Text-speak - the young's ubiquitous shorthand - is seeping into term papers and the like. Academics give it a thumbs down.

Temple students Natalie Ramos-Castillo (left) and Eva Alkasov say they text so frequently that they have to fight the impulse to use text-speak when it's not appropriate. (Tom Gralish / Staff)
Temple students Natalie Ramos-Castillo (left) and Eva Alkasov say they text so frequently that they have to fight the impulse to use text-speak when it's not appropriate. (Tom Gralish / Staff)Read more

Scholarship America, the administrator for some of the country's largest scholarships, receives a few applications each year that really stand out - because they use a language other than English.

It's not Spanish. And it's not Chinese.

Tucked into their pleas for $10,000 packages rewarding academic prowess is text-speak, said spokeswoman Janine Fugate.

"OMG," you say. "Dat dznt sound 2 gd :("

(Translation: Oh, my God. That doesn't sound too good.)

It's enough to make teachers and professors across the country retreat under their dictionaries.

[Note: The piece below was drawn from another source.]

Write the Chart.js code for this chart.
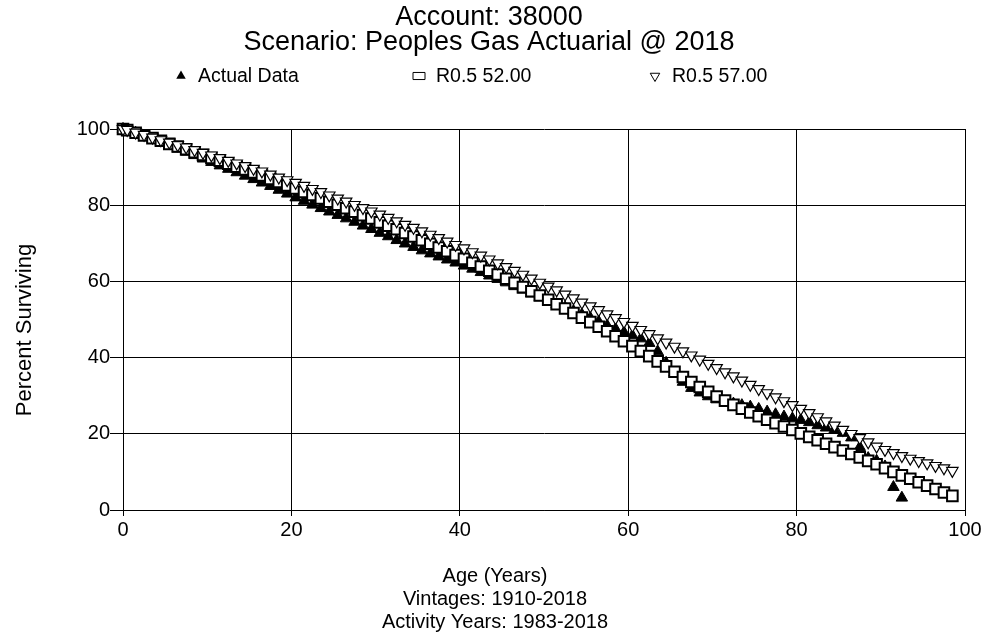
<!DOCTYPE html>
<html>
<head>
<meta charset="utf-8">
<title>Account 38000 - Survivor Curves</title>
<script src="https://cdn.jsdelivr.net/npm/chart.js@4.4.1/dist/chart.umd.min.js"></script>
<style>
  body { margin: 0; background: #fff; }
  #wrap { width: 986px; height: 641px; }
</style>
</head>
<body>
<div id="wrap"><canvas id="survivorChart" width="986" height="641"></canvas></div>
<script>
// chart text
const titleLines = ['Account: 38000', 'Scenario: Peoples Gas Actuarial @ 2018'];
const xTitleLines = ['Age (Years)', 'Vintages: 1910-2018', 'Activity Years: 1983-2018'];
const yTitle = 'Percent Surviving';
const seriesLabels = ['Actual Data', 'R0.5 52.00', 'R0.5 57.00'];
const xTicks = [0, 20, 40, 60, 80, 100];
const yTicks = [0, 20, 40, 60, 80, 100];

// ages in years (x values)
const ages = [
  0, 0.5, 1.5, 2.5, 3.5, 4.5, 5.5, 6.5, 7.5, 8.5, 9.5,
  10.5, 11.5, 12.5, 13.5, 14.5, 15.5, 16.5, 17.5, 18.5, 19.5,
  20.5, 21.5, 22.5, 23.5, 24.5, 25.5, 26.5, 27.5, 28.5, 29.5,
  30.5, 31.5, 32.5, 33.5, 34.5, 35.5, 36.5, 37.5, 38.5, 39.5,
  40.5, 41.5, 42.5, 43.5, 44.5, 45.5, 46.5, 47.5, 48.5, 49.5,
  50.5, 51.5, 52.5, 53.5, 54.5, 55.5, 56.5, 57.5, 58.5, 59.5,
  60.5, 61.5, 62.5, 63.5, 64.5, 65.5, 66.5, 67.5, 68.5, 69.5,
  70.5, 71.5, 72.5, 73.5, 74.5, 75.5, 76.5, 77.5, 78.5, 79.5,
  80.5, 81.5, 82.5, 83.5, 84.5, 85.5, 86.5, 87.5, 88.5, 89.5,
  90.5, 91.5, 92.5, 93.5, 94.5, 95.5, 96.5, 97.5, 98.5
];

// percent surviving, actual data (ages 0 .. 92.5)
const actualData = [
  100, 99.8, 99.0, 98.2, 97.4, 96.5, 95.7, 94.8, 94.0, 93.1, 92.2,
  91.3, 90.4, 89.5, 88.6, 87.7, 86.8, 85.9, 85.0, 84.0, 83.0,
  82.0, 81.1, 80.1, 79.2, 78.3, 77.4, 76.5, 75.6, 74.6, 73.7,
  72.7, 71.8, 70.8, 69.9, 69.0, 68.1, 67.3, 66.5, 65.7, 64.9,
  64.1, 63.3, 62.4, 61.5, 60.6, 59.7, 58.7, 57.8, 56.8, 55.8,
  54.9, 54.0, 53.1, 52.2, 51.3, 50.4, 49.4, 48.4, 47.5, 46.6,
  45.8, 45.0, 43.8, 41.6, 38.6, 36.0, 33.6, 32.0, 30.8, 29.8,
  29.0, 28.4, 27.9, 27.5, 27.1, 26.5, 25.8, 25.1, 24.5, 24.0,
  23.6, 23.0, 22.2, 21.6, 21.0, 20.2, 19.0, 16.5, 13.6, 12.9,
  11.4, 6.0, 3.2
];

// R0.5 Iowa curve, 52 year average life
const r52 = [
  100, 99.7, 99.0, 98.3, 97.6, 96.9, 96.1, 95.4, 94.7, 93.9, 93.2,
  92.4, 91.7, 90.9, 90.1, 89.4, 88.6, 87.8, 86.9, 86.1, 85.2,
  84.4, 83.5, 82.7, 81.8, 80.9, 80.1, 79.2, 78.3, 77.4, 76.5,
  75.5, 74.6, 73.7, 72.7, 71.8, 70.8, 69.9, 68.9, 67.9, 66.9,
  65.9, 64.9, 63.9, 62.8, 61.8, 60.7, 59.6, 58.5, 57.4, 56.3,
  55.2, 54.0, 52.9, 51.7, 50.5, 49.3, 48.1, 46.9, 45.6, 44.3,
  43.0, 41.7, 40.4, 39.0, 37.7, 36.3, 34.9, 33.6, 32.3, 31.0,
  29.8, 28.7, 27.6, 26.6, 25.6, 24.6, 23.7, 22.8, 21.9, 21.0,
  20.1, 19.2, 18.3, 17.4, 16.5, 15.6, 14.7, 13.8, 12.9, 12.0,
  11.0, 10.0, 9.1, 8.2, 7.3, 6.4, 5.5, 4.6, 3.7
];

// R0.5 Iowa curve, 57 year average life
const r57 = [
  100, 99.8, 99.1, 98.5, 97.8, 97.1, 96.5, 95.8, 95.2, 94.5, 93.8,
  93.1, 92.4, 91.7, 91.0, 90.3, 89.6, 88.9, 88.1, 87.3, 86.6,
  85.9, 85.1, 84.3, 83.5, 82.6, 81.8, 81.0, 80.1, 79.3, 78.4,
  77.6, 76.7, 75.8, 74.9, 74.1, 73.2, 72.3, 71.4, 70.5, 69.6,
  68.7, 67.7, 66.8, 65.8, 64.8, 63.8, 62.8, 61.8, 60.8, 59.7,
  58.7, 57.7, 56.6, 55.6, 54.5, 53.5, 52.5, 51.4, 50.4, 49.4,
  48.4, 47.3, 46.2, 45.1, 44.0, 42.9, 41.7, 40.6, 39.5, 38.4,
  37.3, 36.2, 35.1, 34.0, 32.9, 31.8, 30.7, 29.6, 28.6, 27.6,
  26.6, 25.5, 24.4, 23.3, 22.2, 21.1, 20.0, 18.9, 17.8, 16.7,
  15.8, 15.0, 14.2, 13.5, 12.9, 12.3, 11.6, 11.0, 10.3
];

const FONT = '"Liberation Sans", Arial, sans-serif';

const toPoints = (values) => values.map((v, i) => ({ x: ages[i], y: v }));

// titles, axis titles and the legend row are drawn here
const pageText = {
  id: 'pageText',
  afterDraw(chart) {
    const ctx = chart.ctx;
    ctx.save();
    ctx.fillStyle = '#000';
    ctx.textAlign = 'center';
    ctx.textBaseline = 'alphabetic';

    ctx.font = '27px ' + FONT;
    titleLines.forEach((t, i) => ctx.fillText(t, 489, 25 + i * 25));

    ctx.font = '20px ' + FONT;
    xTitleLines.forEach((t, i) => ctx.fillText(t, 495, 582 + i * 23));

    ctx.save();
    ctx.translate(31, 330);
    ctx.rotate(-Math.PI / 2);
    ctx.font = '22px ' + FONT;
    ctx.fillText(yTitle, 0, 0);
    ctx.restore();

    // legend
    const legendX = [181, 419, 655];
    ctx.font = '19.5px ' + FONT;
    ctx.textAlign = 'left';
    chart.data.datasets.forEach((ds, i) => {
      const cx = legendX[i];
      ctx.fillStyle = ds.backgroundColor;
      ctx.strokeStyle = ds.borderColor;
      ctx.lineWidth = 1;
      const opts = {
        pointStyle: ds.pointStyle,
        rotation: ds.rotation || 0,
        radius: ds.pointStyle === 'rect' ? 5 : 5.5,
        borderWidth: i === 0 ? 0 : 1
      };
      Chart.helpers.drawPointLegend(ctx, opts, cx, 76, ds.pointStyle === 'rect' ? 12 : null);
      ctx.fillStyle = '#000';
      ctx.fillText(ds.label, cx + 17, 82);
    });
    ctx.restore();
  }
};

const ctx = document.getElementById('survivorChart').getContext('2d');
new Chart(ctx, {
  type: 'scatter',
  data: {
    datasets: [
      {
        label: seriesLabels[0],
        data: toPoints(actualData),
        pointStyle: 'triangle',
        pointRadius: 6.6,
        backgroundColor: '#000',
        borderColor: '#000',
        borderWidth: 1,
        order: 3,
        clip: false
      },
      {
        label: seriesLabels[1],
        data: toPoints(r52),
        pointStyle: 'rect',
        pointRadius: 7.5,
        backgroundColor: '#fff',
        borderColor: '#000',
        borderWidth: 2,
        order: 2,
        clip: false
      },
      {
        label: seriesLabels[2],
        data: toPoints(r57),
        pointStyle: 'triangle',
        rotation: 180,
        pointRadius: 6.6,
        backgroundColor: '#fff',
        borderColor: '#000',
        borderWidth: 1.2,
        order: 1,
        clip: false
      }
    ]
  },
  options: {
    responsive: false,
    animation: false,
    events: [],
    layout: { padding: { top: 129, right: 21, bottom: 0, left: 0 } },
    plugins: {
      legend: { display: false },
      title: { display: false },
      tooltip: { enabled: false }
    },
    scales: {
      x: {
        type: 'linear',
        min: 0,
        max: 100,
        afterFit: (scale) => { scale.height = 131; },
        afterBuildTicks: (scale) => { scale.ticks = xTicks.map(v => ({ value: v })); },
        ticks: { color: '#000', padding: 2, font: { family: FONT, size: 20 } },
        grid: { color: '#000', lineWidth: 1, tickLength: 6 },
        border: { color: '#000', width: 1 }
      },
      y: {
        min: 0,
        max: 100,
        afterFit: (scale) => { scale.width = 123; },
        afterBuildTicks: (scale) => { scale.ticks = yTicks.map(v => ({ value: v })); },
        ticks: { color: '#000', padding: 0, font: { family: FONT, size: 20 } },
        grid: { color: '#000', lineWidth: 1, tickLength: 13 },
        border: { color: '#000', width: 1 }
      }
    }
  },
  plugins: [pageText]
});
</script>
</body>
</html>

But the ubiquitous language - a creative shorthand that results from typing on a minuscule keypad - is a hard habit to break for students who sometimes text more than they talk. As the most prevalent communication used by anyone age 12 to 22, text-speak is seeping into the most formal of correspondence on college campuses: e-mails to professors, tests and term papers, and recommendation requests.

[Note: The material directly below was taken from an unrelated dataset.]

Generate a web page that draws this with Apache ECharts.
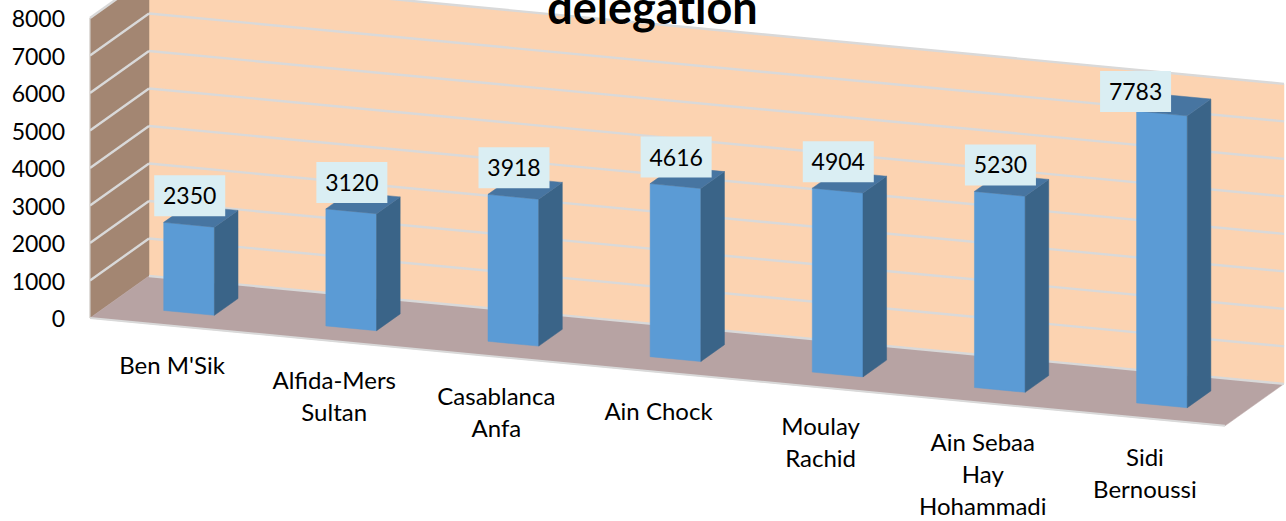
<!DOCTYPE html>
<html><head><meta charset="utf-8">
<style>html,body{margin:0;padding:0;background:#fff}#c{width:1286px;height:521px}
#c text{font-variant-ligatures:none}</style>
<script src="https://cdn.jsdelivr.net/npm/echarts@6/dist/echarts.min.js"></script>
</head><body><div id="c"></div>
<script>
const categories = ["Ben M'Sik", "Alfida-Mers\nSultan", "Casablanca\nAnfa", "Ain Chock", "Moulay\nRachid", "Ain Sebaa\nHay\nHohammadi", "Sidi\nBernoussi"];
const values = [2350, 3120, 3918, 4616, 4904, 5230, 7783];
const yTicks = [0, 1000, 2000, 3000, 4000, 5000, 6000, 7000, 8000];
const titleText = "delegation";

const FONT = 'Lato';
const SLOPE = 0.095, DX = 59, DY = 42;           // oblique projection of the 3D box
const BAR_W = 0.3127, Z0 = 0.305, Z1 = 0.705;    // bar footprint
const C = {wall:'#FCD3B1', side:'#A38672', floor:'#B7A3A3', grid:'#D9D9D9', front:'#5B9BD5', right:'#3A6488', top:'#4775A1', box:'#DAEEF3'};

function projector(api){
  const band = api.size([1,0])[0];
  const left = api.coord([0,0])[0] - band/2;
  return function(i, f, v, z){
    const c = api.coord([i, v]);
    const bx = c[0] + f*band;
    return [bx + z*DX, c[1] + (bx-left)*SLOPE - z*DY];
  };
}
const poly = (points, fill, extra) => Object.assign({type:'polygon', shape:{points}, style:{fill, stroke:fill, lineWidth:0.5}, silent:true}, extra||{});
const line = (a, b, w) => ({type:'line', shape:{x1:a[0],y1:a[1],x2:b[0],y2:b[1]}, style:{stroke:C.grid, lineWidth:w||2.4}, silent:true});

function renderBox(params, api){
  const P = projector(api);
  const n = categories.length, L = 0, R = n-1, lo = -0.5, hi = 0.5;
  const top = yTicks[yTicks.length-1];
  const kids = [
    poly([P(L,lo,0,1),P(R,hi,0,1),P(R,hi,top,1),P(L,lo,top,1)], C.wall),
    poly([P(L,lo,0,0),P(L,lo,0,1),P(L,lo,top,1),P(L,lo,top,0)], C.side),
    poly([P(L,lo,0,0),P(R,hi,0,0),P(R,hi,0,1),P(L,lo,0,1)], C.floor)
  ];
  yTicks.forEach(t=>{
    if(t>0){
      kids.push(line(P(L,lo,t,0),P(L,lo,t,1)));
    }
    kids.push(line(P(L,lo,t,1),P(R,hi,t,1)));
  });
  kids.push(line(P(L,lo,0,0),P(R,hi,0,0),2));
  kids.push(line(P(L,lo,0,0),P(L,lo,top,0),1));
  return {type:'group', children:kids};
}

function renderBar(params, api){
  const P = projector(api);
  const i = api.value(0), v = api.value(1);
  const a = -BAR_W/2, b = BAR_W/2;
  return {type:'group', children:[
    poly([P(i,a,0,Z0),P(i,b,0,Z0),P(i,b,v,Z0),P(i,a,v,Z0)], C.front),
    poly([P(i,b,0,Z0),P(i,b,0,Z1),P(i,b,v,Z1),P(i,b,v,Z0)], C.right),
    poly([P(i,a,v,Z0),P(i,b,v,Z0),P(i,b,v,Z1),P(i,a,v,Z1)], C.top)
  ]};
}

function renderLabel(params, api){
  const P = projector(api);
  const i = api.value(0), v = api.value(1);
  const p = P(i,-BAR_W/2,v,Z0);
  const moved = v === Math.max.apply(null, values);   // the tallest label was nudged in the original
  const cx = p[0] + 26 + (moved ? -27 : 0);
  const cy = p[1] - 26.5 + (moved ? 7 : 0);
  return {type:'group', children:[
    {type:'rect', shape:{x:cx-35.5,y:cy-20.5,width:71,height:41}, style:{fill:C.box}, silent:true},
    {type:'text', style:{text:String(v), x:cx, y:cy-0.5, align:'center', verticalAlign:'middle', font:'23px '+FONT, fill:'#000'}, silent:true}
  ]};
}

function renderCat(params, api){
  const P = projector(api);
  const i = api.value(0);
  const p = P(i,0,0,0);
  return {type:'text', style:{text:categories[i], x:p[0]+1, y:p[1]+22.5, align:'center', verticalAlign:'top', font:'24px '+FONT, lineHeight:32, fill:'#000'}, silent:true};
}

const barData = values.map((v,i)=>[i,v]);
const chart = echarts.init(document.getElementById('c'), null, {renderer:'svg'});
chart.setOption({
  animation:false,
  backgroundColor:'#fff',
  title:{text:titleText, left:647.5, top:-21, textAlign:'center', textStyle:{fontFamily:FONT, fontWeight:'bold', fontSize:45, color:'#000'}, z:20},
  grid:{left:90, top:18, width:1135, height:300},
  xAxis:{type:'category', data:categories, axisLine:{show:false}, axisTick:{show:false}, axisLabel:{show:false}, splitLine:{show:false}},
  yAxis:{type:'value', min:0, max:8000, interval:1000, axisLine:{show:false}, axisTick:{show:false}, splitLine:{show:false},
    axisLabel:{margin:25, fontFamily:FONT, fontSize:23, color:'#000', padding:[12,0,0,0], formatter:(v)=>String(v)}},
  series:[
    {type:'custom', name:'box', data:[[0,0]], renderItem:renderBox, z:1, clip:false, silent:true},
    {type:'custom', name:'bars', data:barData, encode:{x:0,y:1}, renderItem:renderBar, z:2, clip:false, silent:true},
    {type:'custom', name:'labels', data:barData, encode:{x:0,y:1}, renderItem:renderLabel, z:3, clip:false, silent:true},
    {type:'custom', name:'categories', data:barData, encode:{x:0,y:1}, renderItem:renderCat, z:3, clip:false, silent:true}
  ]
});
</script></body></html>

"They're much more careless with how they write," said Cheryl Copeland, associate professor of English at Camden County College, who sees evidence of texting in e-mails, in quizzes, in homework, and sometimes in papers. Although she always reads them, to reinforce the need for proper grammar Copeland tells students she won't answer any e-mails with nonstandard abbreviations.

"They don't use capitals. Sometimes they just use symbols, like the letter u for you and a small i for I. Would somebody who learned shorthand years ago ever think of using that in responding to a professor?"

Well, of course not.

But two years ago, a Pew Research Center survey found that half of teens dropped capitalization and punctuation in their school assignments, 38 percent used acronyms such as "LOL" - laughing out loud - and one-quarter added emoticons to schoolwork.

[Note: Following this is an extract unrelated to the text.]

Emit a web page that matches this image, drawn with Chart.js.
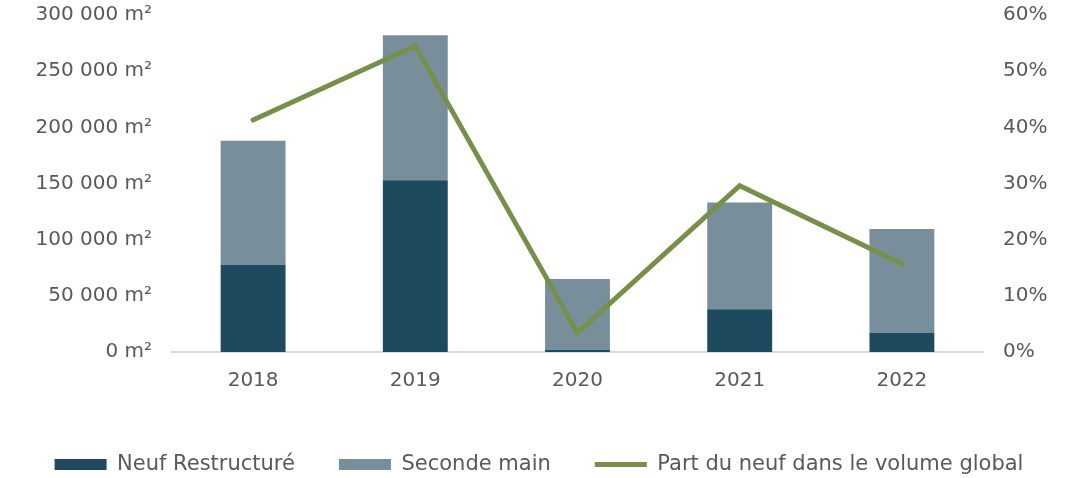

But it's not just the prevalence of smiley faces that's disturbing, says Jenny Spinner. The assistant professor of English at St. Joseph's University says the e-mails she receives from freshmen lack any salutation or signature.

"They'll just assume, for some reason, that the e-mail will tell me who they are," Spinner said. "Sometimes I can't tell who BookGuy@aol is."

Cecile Kandl, associate professor of language and literature at Bucks County Community College, estimates that at least 70 percent of the e-mails she receives from new students have some element of text-speak.

"I think that students have now become so completely connected to texting that they really can't separate it," she said.

When some students receive about 1,500 texts a week - a must, says Temple University student Natalie Ramos-Castillo, because "not everyone has a laptop on them at all times" - a constant segue between the virtual world and the real world is required.

Eva Alkasov, now a Temple University junior, tries to fight the impulse in her own correspondence to teachers, although she knows text-speak sometimes leaked through when she was in high school.

"When I'm trying to say something to a professor in an e-mail and I want to make a joke or be a little lighthearted, there's a constant reaction to just put 'haha' at the end of it, but I want to be taken seriously, so I don't."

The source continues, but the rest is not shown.